> _Problem requirements_:
Starting at the first line of the data, please print exactly those lines through the one that holds "const months = d3.timeMonth.range(new", omitting every picture.

> _Collected material_:
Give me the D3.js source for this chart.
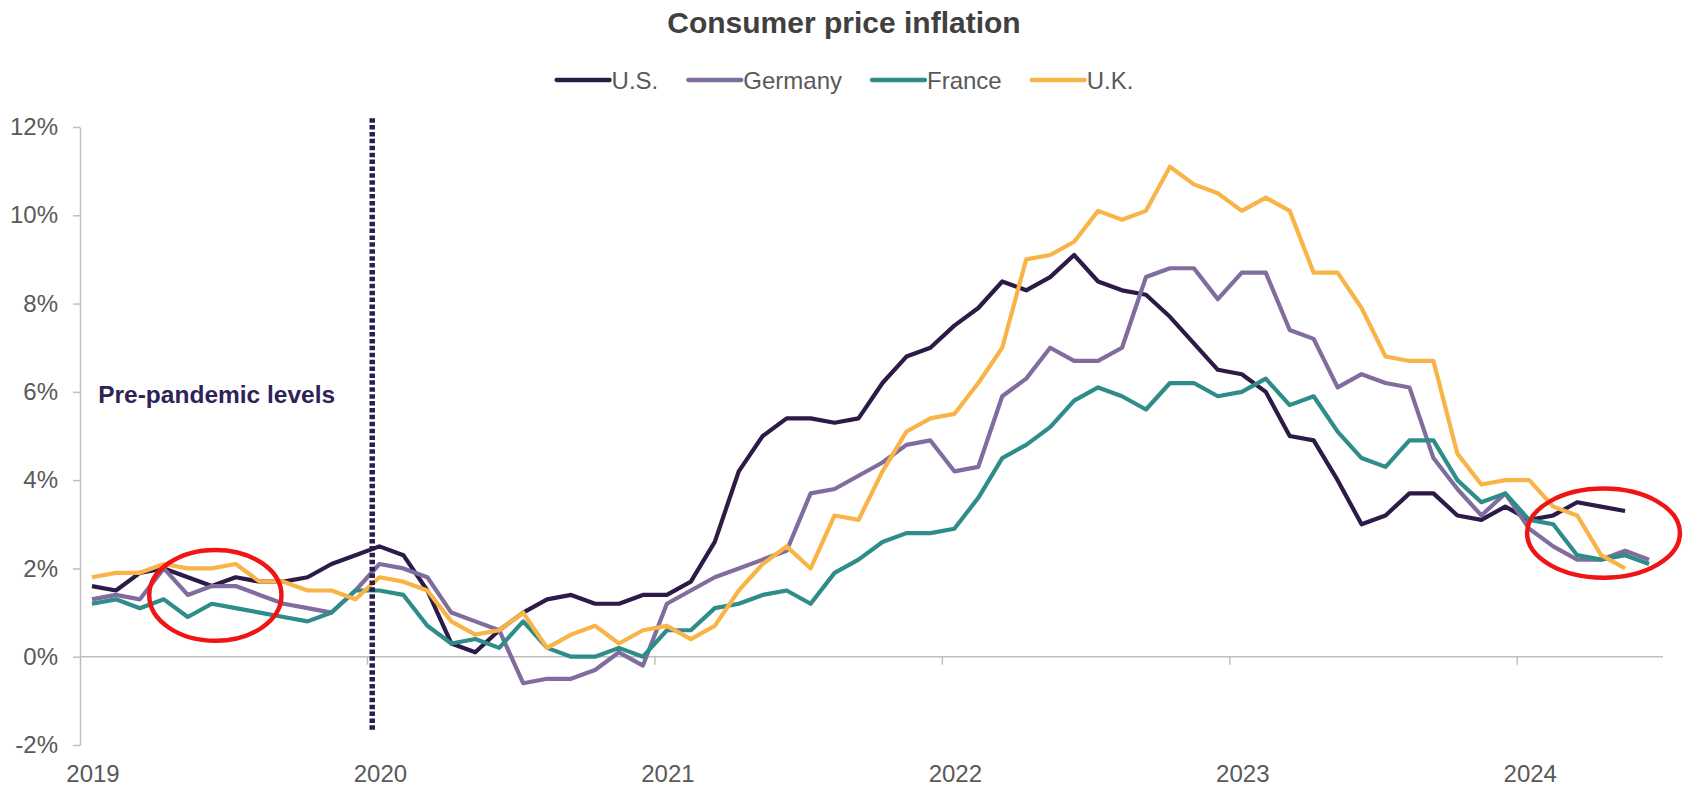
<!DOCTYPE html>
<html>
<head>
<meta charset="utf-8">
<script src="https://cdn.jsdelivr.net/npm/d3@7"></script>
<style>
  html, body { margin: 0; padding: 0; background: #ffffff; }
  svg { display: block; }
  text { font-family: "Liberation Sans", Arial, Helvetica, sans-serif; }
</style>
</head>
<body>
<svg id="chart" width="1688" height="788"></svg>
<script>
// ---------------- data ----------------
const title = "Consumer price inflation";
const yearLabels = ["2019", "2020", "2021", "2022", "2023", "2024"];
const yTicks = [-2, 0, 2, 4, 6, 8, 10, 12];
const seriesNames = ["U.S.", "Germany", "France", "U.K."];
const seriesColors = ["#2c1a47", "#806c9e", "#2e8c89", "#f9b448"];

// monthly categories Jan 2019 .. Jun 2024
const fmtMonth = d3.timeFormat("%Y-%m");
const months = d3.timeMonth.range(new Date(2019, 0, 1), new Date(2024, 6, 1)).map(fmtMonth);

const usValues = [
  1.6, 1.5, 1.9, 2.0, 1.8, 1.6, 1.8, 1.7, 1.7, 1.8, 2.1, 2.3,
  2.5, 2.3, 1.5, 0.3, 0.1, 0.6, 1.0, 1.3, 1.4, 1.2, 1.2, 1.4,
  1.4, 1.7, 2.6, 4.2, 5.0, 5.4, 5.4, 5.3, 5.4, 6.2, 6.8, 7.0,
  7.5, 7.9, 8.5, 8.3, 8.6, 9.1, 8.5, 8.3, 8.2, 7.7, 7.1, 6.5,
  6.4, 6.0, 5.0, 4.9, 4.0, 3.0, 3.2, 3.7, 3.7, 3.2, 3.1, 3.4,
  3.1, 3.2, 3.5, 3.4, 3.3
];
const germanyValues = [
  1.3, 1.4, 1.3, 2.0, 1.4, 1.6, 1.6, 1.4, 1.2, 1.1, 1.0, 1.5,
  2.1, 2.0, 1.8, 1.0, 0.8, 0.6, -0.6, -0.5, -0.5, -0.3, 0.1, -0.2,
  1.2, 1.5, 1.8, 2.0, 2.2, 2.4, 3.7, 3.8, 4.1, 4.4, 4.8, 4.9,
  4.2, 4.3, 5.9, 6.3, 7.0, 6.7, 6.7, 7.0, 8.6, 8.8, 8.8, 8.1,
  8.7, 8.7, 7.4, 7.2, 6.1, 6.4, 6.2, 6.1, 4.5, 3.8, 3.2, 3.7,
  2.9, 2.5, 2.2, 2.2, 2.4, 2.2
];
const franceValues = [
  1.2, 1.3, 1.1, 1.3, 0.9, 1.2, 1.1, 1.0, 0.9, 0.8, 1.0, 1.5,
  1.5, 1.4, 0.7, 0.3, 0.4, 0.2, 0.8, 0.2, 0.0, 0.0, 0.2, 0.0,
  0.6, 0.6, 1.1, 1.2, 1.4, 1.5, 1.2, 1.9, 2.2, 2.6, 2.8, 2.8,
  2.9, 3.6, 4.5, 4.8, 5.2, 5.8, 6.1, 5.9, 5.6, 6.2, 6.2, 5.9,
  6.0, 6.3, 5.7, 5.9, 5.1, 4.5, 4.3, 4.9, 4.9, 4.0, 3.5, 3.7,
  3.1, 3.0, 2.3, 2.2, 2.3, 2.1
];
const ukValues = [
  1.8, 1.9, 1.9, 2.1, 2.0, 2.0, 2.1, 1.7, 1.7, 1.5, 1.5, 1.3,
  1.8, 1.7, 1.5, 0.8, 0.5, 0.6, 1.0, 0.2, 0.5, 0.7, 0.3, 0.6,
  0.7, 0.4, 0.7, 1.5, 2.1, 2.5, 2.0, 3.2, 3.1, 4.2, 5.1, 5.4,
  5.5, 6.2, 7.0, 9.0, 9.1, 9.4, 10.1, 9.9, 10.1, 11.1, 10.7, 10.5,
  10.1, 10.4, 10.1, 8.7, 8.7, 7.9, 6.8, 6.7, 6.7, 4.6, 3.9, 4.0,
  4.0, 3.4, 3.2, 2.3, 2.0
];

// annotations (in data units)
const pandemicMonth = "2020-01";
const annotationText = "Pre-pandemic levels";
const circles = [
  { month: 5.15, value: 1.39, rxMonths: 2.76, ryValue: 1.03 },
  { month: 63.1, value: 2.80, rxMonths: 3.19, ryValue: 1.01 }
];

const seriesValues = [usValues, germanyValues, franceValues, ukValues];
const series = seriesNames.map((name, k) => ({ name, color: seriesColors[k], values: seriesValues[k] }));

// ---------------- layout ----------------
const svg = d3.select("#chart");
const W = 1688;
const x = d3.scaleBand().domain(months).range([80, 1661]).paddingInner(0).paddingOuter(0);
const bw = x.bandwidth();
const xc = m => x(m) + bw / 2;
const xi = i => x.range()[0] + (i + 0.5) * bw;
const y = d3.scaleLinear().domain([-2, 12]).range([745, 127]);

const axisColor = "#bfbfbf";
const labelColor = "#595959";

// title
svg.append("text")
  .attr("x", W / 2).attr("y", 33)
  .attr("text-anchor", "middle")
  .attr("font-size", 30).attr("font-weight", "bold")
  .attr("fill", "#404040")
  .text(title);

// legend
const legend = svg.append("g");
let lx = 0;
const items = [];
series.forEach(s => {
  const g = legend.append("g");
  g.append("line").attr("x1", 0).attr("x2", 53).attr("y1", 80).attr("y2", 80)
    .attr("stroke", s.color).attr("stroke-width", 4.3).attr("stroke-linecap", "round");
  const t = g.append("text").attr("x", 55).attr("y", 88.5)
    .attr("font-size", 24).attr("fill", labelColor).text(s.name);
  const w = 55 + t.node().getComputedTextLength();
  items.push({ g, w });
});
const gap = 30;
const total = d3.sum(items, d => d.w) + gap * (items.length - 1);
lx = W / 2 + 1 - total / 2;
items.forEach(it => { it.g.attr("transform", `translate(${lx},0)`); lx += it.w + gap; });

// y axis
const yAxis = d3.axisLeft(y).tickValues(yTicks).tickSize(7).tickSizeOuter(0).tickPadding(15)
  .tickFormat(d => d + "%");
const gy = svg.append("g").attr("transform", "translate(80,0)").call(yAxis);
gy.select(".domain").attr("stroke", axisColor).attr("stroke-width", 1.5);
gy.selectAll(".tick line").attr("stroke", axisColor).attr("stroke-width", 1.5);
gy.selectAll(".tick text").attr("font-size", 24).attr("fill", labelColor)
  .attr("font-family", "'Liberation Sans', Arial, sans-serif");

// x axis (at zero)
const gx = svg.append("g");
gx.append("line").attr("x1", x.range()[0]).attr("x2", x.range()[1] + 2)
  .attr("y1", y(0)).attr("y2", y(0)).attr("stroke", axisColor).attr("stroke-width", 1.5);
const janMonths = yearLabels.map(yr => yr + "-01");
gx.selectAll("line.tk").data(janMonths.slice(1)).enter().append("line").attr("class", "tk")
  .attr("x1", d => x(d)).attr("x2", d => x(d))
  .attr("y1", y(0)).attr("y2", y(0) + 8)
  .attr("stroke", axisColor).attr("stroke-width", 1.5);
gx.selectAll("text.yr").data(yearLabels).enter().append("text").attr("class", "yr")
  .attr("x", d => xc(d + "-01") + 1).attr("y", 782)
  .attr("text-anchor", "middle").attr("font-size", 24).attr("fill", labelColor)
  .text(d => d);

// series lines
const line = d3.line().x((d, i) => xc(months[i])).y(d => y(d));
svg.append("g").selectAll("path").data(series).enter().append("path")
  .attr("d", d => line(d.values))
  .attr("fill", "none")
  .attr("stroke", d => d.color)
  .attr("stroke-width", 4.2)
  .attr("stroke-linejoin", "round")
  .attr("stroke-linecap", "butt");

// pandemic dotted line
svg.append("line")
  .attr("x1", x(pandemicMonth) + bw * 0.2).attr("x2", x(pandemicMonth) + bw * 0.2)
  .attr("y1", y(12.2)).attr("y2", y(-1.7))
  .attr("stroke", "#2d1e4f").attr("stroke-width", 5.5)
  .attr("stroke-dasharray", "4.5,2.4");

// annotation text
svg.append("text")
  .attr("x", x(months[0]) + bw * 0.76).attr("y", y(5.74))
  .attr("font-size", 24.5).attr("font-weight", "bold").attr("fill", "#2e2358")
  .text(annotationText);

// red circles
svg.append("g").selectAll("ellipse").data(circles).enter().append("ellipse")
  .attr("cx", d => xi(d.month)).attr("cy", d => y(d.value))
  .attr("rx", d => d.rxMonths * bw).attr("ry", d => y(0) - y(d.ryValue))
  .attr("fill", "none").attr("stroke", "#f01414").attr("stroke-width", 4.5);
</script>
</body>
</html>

> _Solved exercise_:
Give me the D3.js source for this chart.
<!DOCTYPE html>
<html>
<head>
<meta charset="utf-8">
<script src="https://cdn.jsdelivr.net/npm/d3@7"></script>
<style>
  html, body { margin: 0; padding: 0; background: #ffffff; }
  svg { display: block; }
  text { font-family: "Liberation Sans", Arial, Helvetica, sans-serif; }
</style>
</head>
<body>
<svg id="chart" width="1688" height="788"></svg>
<script>
// ---------------- data ----------------
const title = "Consumer price inflation";
const yearLabels = ["2019", "2020", "2021", "2022", "2023", "2024"];
const yTicks = [-2, 0, 2, 4, 6, 8, 10, 12];
const seriesNames = ["U.S.", "Germany", "France", "U.K."];
const seriesColors = ["#2c1a47", "#806c9e", "#2e8c89", "#f9b448"];

// monthly categories Jan 2019 .. Jun 2024
const fmtMonth = d3.timeFormat("%Y-%m");
const months = d3.timeMonth.range(new Date(2019, 0, 1), new Date(2024, 6, 1)).map(fmtMonth);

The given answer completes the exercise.